Economic Risks and Structural Challenges
Amid the excitement, economic risks loom. Large-scale AI investments could contribute to inflation or asset bubbles if not matched by productivity gains. Bridgewater Associates’ chief investment officers warned that the unprecedented pace of corporate AI spending might reshape markets but also could fuel speculative fervor and financial imbalances.
Energy demand presents another structural challenge. As data centers and computing infrastructures expand, they consume significant power, straining grids and elevating energy costs — a trend that could constrain growth if not managed with sustainable planning. Research suggests AI and data center energy demand may rise sharply in the coming years.

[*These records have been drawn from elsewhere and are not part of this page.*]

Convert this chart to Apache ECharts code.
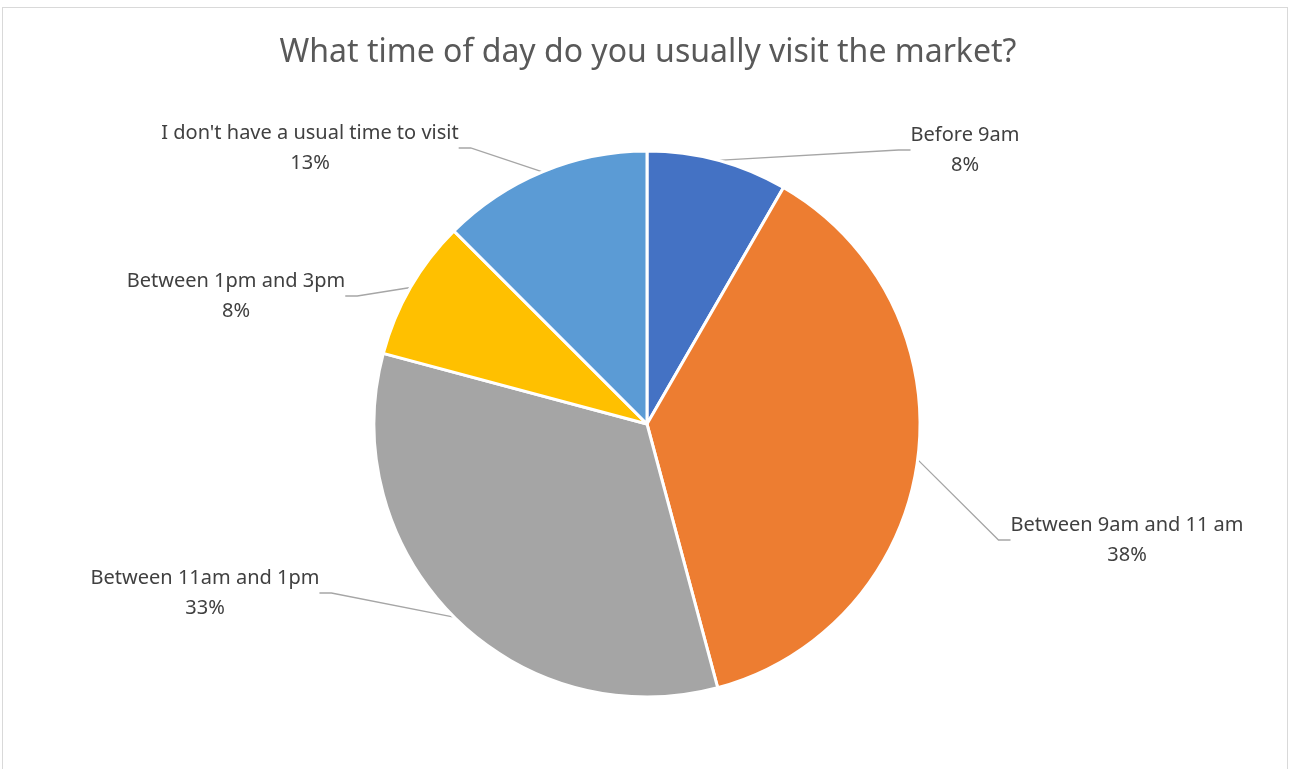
<!DOCTYPE html>
<html>
<head>
<meta charset="utf-8">
<script src="https://cdn.jsdelivr.net/npm/echarts@6/dist/echarts.min.js"></script>
<style>
html,body{margin:0;padding:0;background:#fff;}
#frame{position:absolute;left:2px;top:7px;width:1286px;height:780px;border:1px solid #d9d9d9;box-sizing:border-box;}
#chart{position:absolute;left:0;top:0;width:1296px;height:769px;}
</style>
</head>
<body>
<div id="frame"></div>
<div id="chart"></div>
<script>
const title = "What time of day do you usually visit the market?";
const categories = ["Before 9am", "Between 9am and 11 am", "Between 11am and 1pm", "Between 1pm and 3pm", "I don't have a usual time to visit"];
const counts = [2, 9, 8, 2, 3];
const colors = ["#4472C4", "#ED7D31", "#A5A5A5", "#FFC000", "#5B9BD5"];
// label anchor (text block centre) placement, style only
const labelSpots = [[965, 150], [1127, 540], [205, 593], [236, 296], [310, 148]];

const chart = echarts.init(document.getElementById('chart'), null, {renderer: 'canvas'});
chart.setOption({
  animation: false,
  backgroundColor: 'transparent',
  title: {
    text: title, left: 'center', top: 32,
    textStyle: {fontFamily: 'Noto Sans', fontSize: 32, fontWeight: 'normal', color: '#595959'}
  },
  series: [{
    type: 'pie',
    center: [647, 424],
    radius: 273,
    startAngle: 90,
    clockwise: true,
    data: categories.map((c, i) => ({name: c, value: counts[i], itemStyle: {color: colors[i]}})),
    itemStyle: {borderColor: '#fff', borderWidth: 3},
    label: {
      show: true,
      formatter: p => p.name + '\n' + Math.round(p.percent) + '%',
      fontFamily: 'Noto Sans', fontSize: 20, color: '#404040', lineHeight: 30, align: 'center'
    },
    labelLine: {show: true, length: 20, length2: 12, lineStyle: {color: '#A6A6A6', width: 1.3}},
    labelLayout: p => ({x: labelSpots[p.dataIndex][0], y: labelSpots[p.dataIndex][1], align: 'center', verticalAlign: 'middle'}),
    emphasis: {disabled: true}
  }]
});
</script>
</body>
</html>
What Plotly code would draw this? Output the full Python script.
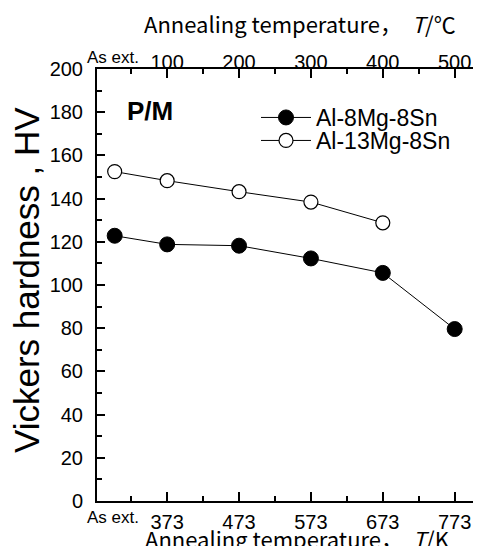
import plotly.graph_objects as go

# ---- data ----
temp_K = [300, 373, 473, 573, 673, 773]
hv_8mg = [122.8, 118.8, 118.2, 112.3, 105.6, 79.6]
temp_K_13 = [300, 373, 473, 573, 673]
hv_13mg = [152.5, 148.3, 143.2, 138.4, 128.8]

bottom_tickvals = [373, 473, 573, 673, 773]
bottom_ticktext = ["373", "473", "573", "673", "773"]
top_ticktext = ["100", "200", "300", "400", "500"]
as_ext_pos = 298
as_ext_label = "As ext."

xrange = [275.4, 811]
yrange = [0, 200]

# plot area in window pixels (page body has an 8px margin)
PL, PR, PT, PB = 97, 482, 69, 501
OFF = 8
W, H = 481, 546
PW, PH = PR - PL, PB - PT


def px(X):
    return (X - PL) / PW


def py(Y):
    return (PB - Y) / PH


fig = go.Figure()
fig.add_trace(go.Scatter(
    x=temp_K, y=hv_8mg, mode="lines+markers", name="Al-8Mg-8Sn", legend="legend",
    line=dict(color="black", width=1),
    marker=dict(symbol="circle", size=15, color="black", line=dict(color="black", width=1)),
))
fig.add_trace(go.Scatter(
    x=temp_K_13, y=hv_13mg, mode="lines+markers", name="Al-13Mg-8Sn", legend="legend2",
    line=dict(color="black", width=1),
    marker=dict(symbol="circle", size=14, color="white", line=dict(color="black", width=1.2)),
))
# invisible trace to activate top axis
fig.add_trace(go.Scatter(x=xrange, y=[None, None], xaxis="x2", showlegend=False, hoverinfo="skip"))

tickfont = dict(family="Liberation Sans, Arial, sans-serif", size=20, color="black")
legfont = dict(family="Liberation Sans, Arial, sans-serif", size=23, color="black")

fig.update_layout(
    width=W, height=H,
    margin=dict(l=PL - OFF, r=W - (PR - OFF), t=PT - OFF, b=H - (PB - OFF)),
    paper_bgcolor="white", plot_bgcolor="white",
    showlegend=True,
    legend=dict(x=px(256), y=py(96), xanchor="left", yanchor="top", font=legfont,
                itemwidth=50, bgcolor="rgba(0,0,0,0)"),
    legend2=dict(x=px(256), y=py(119), xanchor="left", yanchor="top", font=legfont,
                 itemwidth=50, bgcolor="rgba(0,0,0,0)"),
    xaxis=dict(range=xrange, showgrid=False, zeroline=False, automargin=False,
               showline=True, linecolor="black", linewidth=2,
               tickmode="array", tickvals=bottom_tickvals, ticktext=bottom_ticktext,
               ticks="inside", ticklen=9, tickwidth=2, tickcolor="black",
               ticklabelstandoff=2, tickfont=tickfont,
               minor=dict(tickmode="linear", tick0=323, dtick=100, ticks="inside",
                          ticklen=5, tickwidth=2, tickcolor="black")),
    xaxis2=dict(range=xrange, overlaying="x", side="top", showgrid=False, zeroline=False,
                automargin=False,
                showline=True, linecolor="black", linewidth=2,
                tickmode="array", tickvals=bottom_tickvals, ticktext=top_ticktext,
                ticks="inside", ticklen=9, tickwidth=2, tickcolor="black",
                ticklabelstandoff=-10, tickfont=tickfont,
                minor=dict(tickmode="linear", tick0=323, dtick=100, ticks="inside",
                           ticklen=5, tickwidth=2, tickcolor="black")),
    yaxis=dict(range=yrange, showgrid=False, zeroline=False, automargin=False,
               showline=True, linecolor="black", linewidth=2,
               tickmode="linear", tick0=0, dtick=20,
               ticks="inside", ticklen=8, tickwidth=2, tickcolor="black",
               ticklabelstandoff=8, tickfont=tickfont,
               minor=dict(tickmode="linear", tick0=10, dtick=20, ticks="inside",
                          ticklen=5, tickwidth=2, tickcolor="black")),
)

title_font = dict(family="Noto Sans CJK JP, sans-serif", size=22, color="black")
fig.add_annotation(text="Annealing temperature，  <i>T</i>/℃", xref="paper", yref="paper",
                   x=px(300), y=py(23), xanchor="center", yanchor="middle",
                   showarrow=False, font=title_font)
fig.add_annotation(text="Annealing temperature，  <i>T</i>/K", xref="paper", yref="paper",
                   x=px(297), y=py(538), xanchor="center", yanchor="middle",
                   showarrow=False, font=title_font)
fig.add_annotation(text="Vickers hardness , HV", xref="paper", yref="paper",
                   x=px(26), y=py(280), xanchor="center", yanchor="middle", textangle=-90,
                   showarrow=False,
                   font=dict(family="Liberation Sans, Arial, sans-serif", size=35, color="black"))
fig.add_annotation(text="<b>P/M</b>", xref="paper", yref="paper",
                   x=px(150), y=py(111), xanchor="center", yanchor="middle",
                   showarrow=False,
                   font=dict(family="Liberation Sans, Arial, sans-serif", size=26, color="black"))
# "As ext." labels on both axes
fig.add_annotation(text=as_ext_label, xref="x", yref="paper", x=as_ext_pos, y=py(57),
                   xanchor="center", yanchor="middle", showarrow=False,
                   font=dict(family="Liberation Sans, Arial, sans-serif", size=17, color="black"))
fig.add_annotation(text=as_ext_label, xref="x", yref="paper", x=as_ext_pos, y=py(517),
                   xanchor="center", yanchor="middle", showarrow=False,
                   font=dict(family="Liberation Sans, Arial, sans-serif", size=17, color="black"))

fig.write_html("out.html")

And while AI has potential upside for global growth — possibly adding between 0.1% and 0.8% to annual growth rates — this remains contingent on adoption, regulation, and the global economic environment.
Towards a Hybrid Future
So what does the world economy look like in 2026 with AI at the center? It is an economy in transition: one where innovation and productivity spur new wealth, but also where labor markets and social systems strain to adapt. It is an era where the interplay of human and machine intelligence will define competitiveness, job quality, and the very nature of work.
Policymakers, leaders, and workers alike face urgent choices about how to share the gains of automation, how to regulate powerful technologies, and how to ensure that economies do not merely grow faster — but grow smarter and more equitably.
As AI continues to mature, its economic imprint will only deepen — promising prosperity for some, disruption for many, and deep questions for all.